In 1936, we find Shloss family, the father, Harold, is a Viennese art dealer, Sarah, the woman, and Olive, their daughter. One day, Teresa Robles and Isaac Robles come to serve in their house. They are brothers, and he starts a romantic relationship with Olive. Isaac is a painter with a left-wing ideology, very dangerous during that atmosphere of instability prior to the outbreak of the Spanish Civil War, and whose disappearance during it surrounds him in a mysterious air. Olive painted secretly because her father did not appreciate her art. She plots a plan to trick her parents because they did not want her to become a painter. In this temporal framework, it is narrated what happens to these characters from the moment Teresa and Isaac comes to serve until few time after the outbreak of the Civil War.
Both temporal frameworks are bind together just by the painting.

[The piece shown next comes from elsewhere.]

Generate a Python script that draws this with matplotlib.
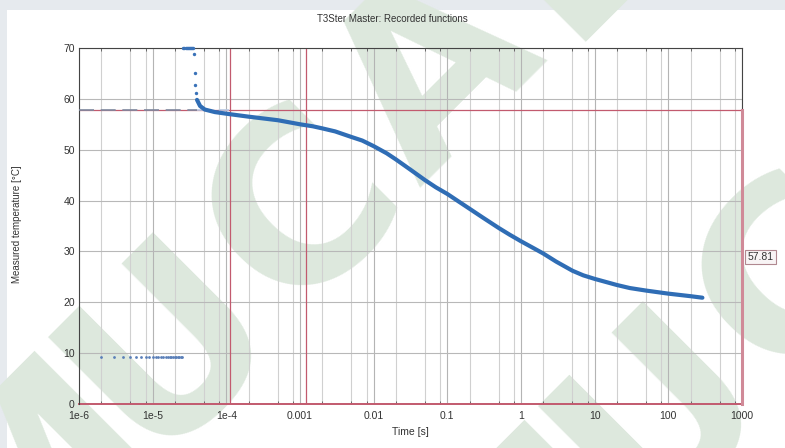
import matplotlib.pyplot as plt
import matplotlib.patches as patches
from matplotlib.ticker import FixedLocator, NullFormatter

plt.rcParams['font.family'] = ['Liberation Sans', 'DejaVu Sans']

# --- recorded points ---
# early samples, before the heating pulse is switched off
early_t = [2e-6, 3e-6, 4e-6, 5e-6, 6e-6, 7e-6, 8e-6, 9e-6, 10e-6, 11e-6, 12e-6, 13e-6,
           14e-6, 15e-6, 16e-6, 17e-6, 18e-6, 19e-6, 20e-6, 21e-6, 22e-6, 23e-6, 24e-6, 25e-6]
early_T = [9.3, 9.3, 9.3, 9.3, 9.3, 9.3, 9.3, 9.3, 9.3, 9.3, 9.3, 9.3,
           9.3, 9.3, 9.3, 9.3, 9.3, 9.3, 9.3, 9.3, 9.3, 9.3, 9.3, 9.3]

# samples saturated at the top of the range, then the electrical transient
spike_t = [26e-6, 27e-6, 28e-6, 29e-6, 30e-6, 31e-6, 32e-6, 33e-6, 34e-6, 35e-6,
           36e-6, 37e-6, 38e-6, 39e-6]
spike_T = [70, 70, 70, 70, 70, 70, 70, 70, 70, 70,
           68.8, 65.0, 62.7, 61.2]

# cooling curve
cool_t = [4.0e-5, 4.4e-5, 5.1e-5, 7e-5, 1.1e-4, 2e-4, 5e-4, 1e-3, 1.5e-3, 2e-3, 3e-3,
          5e-3, 7e-3, 1e-2, 1.5e-2, 2e-2, 3e-2, 5e-2, 7e-2, 0.1, 0.15, 0.2, 0.3, 0.5, 0.7,
          1, 1.5, 2, 3, 5, 7, 10, 15, 20, 30, 50, 100, 200, 290]
cool_T = [59.8, 58.6, 57.9, 57.4, 57.0, 56.5, 55.8, 55.0, 54.6, 54.2, 53.6,
          52.5, 51.8, 50.7, 49.3, 48.1, 46.3, 44.0, 42.6, 41.3, 39.6, 38.4, 36.7, 34.6, 33.3,
          32.0, 30.6, 29.6, 28.0, 26.2, 25.3, 24.6, 23.9, 23.4, 22.8, 22.3, 21.7, 21.2, 20.9]

cursor_T = 57.81
cursor_t = [1.12e-4, 1.2e-3]

x_ticks = [1e-6, 1e-5, 1e-4, 1e-3, 1e-2, 0.1, 1, 10, 100, 1000]
x_labels = ['1e-6', '1e-5', '1e-4', '0.001', '0.01', '0.1', '1', '10', '100', '1000']
y_ticks = [0, 10, 20, 30, 40, 50, 60, 70]

fig = plt.figure(figsize=(7.85, 4.48), dpi=100)
fig.patch.set_facecolor('#e6eaee')
fig.patches.append(patches.Rectangle((7 / 785, 0), 1, 438 / 448, transform=fig.transFigure,
                                     facecolor='white', edgecolor='none', zorder=-5))

# watermark lettering behind the plot, one rotated letter at a time along two diagonals
wm_letters = ['M', 'U', 'C', 'A', 'L', 'M', 'U', 'C']
wm_px = [(36, 479), (170, 345), (304, 211), (438, 77), (572, -57),
         (526, 548), (660, 414), (794, 280)]
for ch, (px, py) in zip(wm_letters, wm_px):
    fig.text(px / 785, 1 - py / 448, ch, rotation=45, ha='center', va='center',
             fontsize=170, fontweight='bold', family='DejaVu Sans',
             color='#dde8dd', zorder=-1)

ax = fig.add_axes([79 / 785, 44 / 448, 663 / 785, 356 / 448])
ax.set_facecolor('none')
ax.set_xscale('log')
ax.set_xlim(1e-6, 1000)
ax.set_ylim(0, 70)

# grid: decades, plus 2, 5 and 8 inside each decade
minor = [m * 10.0 ** e for e in range(-6, 3) for m in (2, 5, 8)]
for xv in minor:
    ax.axvline(xv, color='#d0d0d0', lw=0.8, zorder=1)
for xv in x_ticks:
    ax.axvline(xv, color='#b4b4b4', lw=0.8, zorder=1)
for yv in y_ticks[1:]:
    ax.axhline(yv, color='#b8b8b8', lw=0.8, zorder=1)

# cursors
red = '#c25a6e'
ax.axhline(cursor_T, color=red, lw=0.9, zorder=2)
for xv in cursor_t:
    ax.axvline(xv, color=red, lw=0.9, zorder=2)
ax.axhline(0, color=red, lw=1.4, zorder=2, clip_on=False)
ax.axvline(1000, ymin=0, ymax=cursor_T / 70, color='#d08a98', lw=2.2, zorder=4, clip_on=False)

# reference level of the initial temperature
ax.plot([1e-6, 4e-5], [cursor_T, cursor_T], color='#7e8aa0', lw=1.2, dashes=(9, 4), zorder=3)
ax.plot([4e-5, 1.1e-4], [cursor_T, cursor_T], color='#b9cbe4', lw=1.2, dashes=(9, 4), zorder=3)

# measured points
ax.scatter(early_t, early_T, s=4, color='#5a7fb8', zorder=5, linewidths=0)
ax.scatter(spike_t, spike_T, s=6, color='#3a72b8', zorder=5, linewidths=0, clip_on=False)
ax.plot(cool_t, cool_T, color='#2f6db5', lw=3.0, solid_capstyle='round',
        solid_joinstyle='round', zorder=5)

ax.annotate(f'{cursor_T:.2f}', xy=(1000, cursor_T / 2), xytext=(4, 0), textcoords='offset points',
            ha='left', va='center', fontsize=7.5, color='#333333',
            bbox=dict(boxstyle='square,pad=0.2', facecolor='#f8f4f5', edgecolor='#b08890', lw=0.8),
            annotation_clip=False, zorder=6)

ax.xaxis.set_major_locator(FixedLocator(x_ticks))
ax.xaxis.set_minor_locator(FixedLocator(minor))
ax.xaxis.set_minor_formatter(NullFormatter())
ax.set_xticklabels(x_labels)
ax.set_yticks(y_ticks)
ax.tick_params(axis='both', which='major', labelsize=7.5, length=0, pad=3, colors='#333333')
ax.tick_params(axis='x', which='major', pad=5)
ax.tick_params(axis='x', which='minor', direction='in', length=2.5, top=True, color='#555555')
ax.tick_params(axis='y', which='major', direction='in', right=True)

for s in ax.spines.values():
    s.set_color('#444444')
    s.set_linewidth(0.8)
ax.spines['bottom'].set_visible(False)

ax.set_xlabel('Time [s]', fontsize=7.5, labelpad=4, color='#333333')
fig.text(17 / 785, 0.5, 'Measured temperature [°C]', rotation=90, ha='center', va='center',
         fontsize=7, color='#333333')
fig.text(0.5, 1 - 19 / 448, 'T3Ster Master: Recorded functions', ha='center', va='center',
         fontsize=7, color='#333333')

fig.savefig('out.png', dpi=100, facecolor=fig.get_facecolor())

This is one of those books that hooks you from the very beginning.
Every change in time ends with an extraordinary cadence that leaves you wanting to read more and more about that time, but then you start with another temporal framework and you forget about the previous one, because every new chapter reveals a new mystery, what makes you to get addicted to it from the first page until the end of the book.
The mystery about who painted the painting, why was inherited by Lawrie, who is he, what does Quick have to do will all this, what happened to Isaac Robles, are the schemes of the history that leaves you bewildered and fascinated because in the beginning you draw up an hypothesis and, suddenly, there is a plot twist and the hypothesis that you have drawn up is untenable, and you have to hypothesize another theory, until you get to the end and you get amaze!

Besides, it is one of those books that when you finish it, it leaves you with a sensation of vacuum and sadness, because you get involved in it and gets you in the storyline that when you finish it you feel lost and you want more.

It is highly recommendable and quite enjoyable!